Another highlight was meeting Greens from around the world. The Greens are the only global political party, and I met several Greens environment ministers. I met Greens from countries like Morocco, fighting for women's rights, and from the Ukraine fighting for democracy and against political prisoners and even from persecution for running for election. It made me appreciate the democracy we have here in Australia and how our community needs to grab it with both hands and use it, use that freedom, and fight for our future.
The other heartening aspect of the conference was the hope and determination in younger generations. There were many youth groups represented at the conference, as well as non-government organisations. These young people are our future leaders, and their hope was inspirational. Many parts of the conference were decorated with artwork, much of it by young people who were speaking to the representatives as they made their way to the negotiation tables. One message said it all: 'The future depends on the decisions we make today'.

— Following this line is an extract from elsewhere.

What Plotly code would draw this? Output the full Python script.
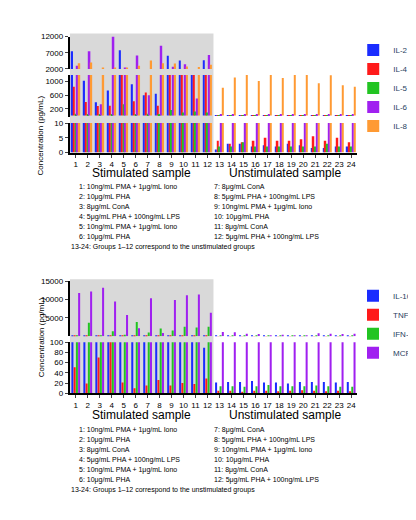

That is why even though Rio+20 was a failure, and all it achieved was the absence of backward steps on 20-year-old commitments which have not been delivered—which was depressingly sold as a win—our future still depends on the decisions we make today, here in this parliament. The failure of any new commitments at Rio+20 makes strong domestic action all the more necessary to tackle the world's environmental crises. Australia must turn around our biodiversity crisis, it must properly protect marine reserves, it must slow down the mining boom, it must protect the Great Barrier Reef from coal export explosion and it must ditch fossil fuel subsidies.
The Prime Minister should start by demanding that Minister Burke strengthen, not weaken, our environmental laws. We are a wealthy country and we can better afford environmental protection than many other nations. Our natural wealth is unparalleled and our grandchildren must thank us for what we do. I still believe that they will.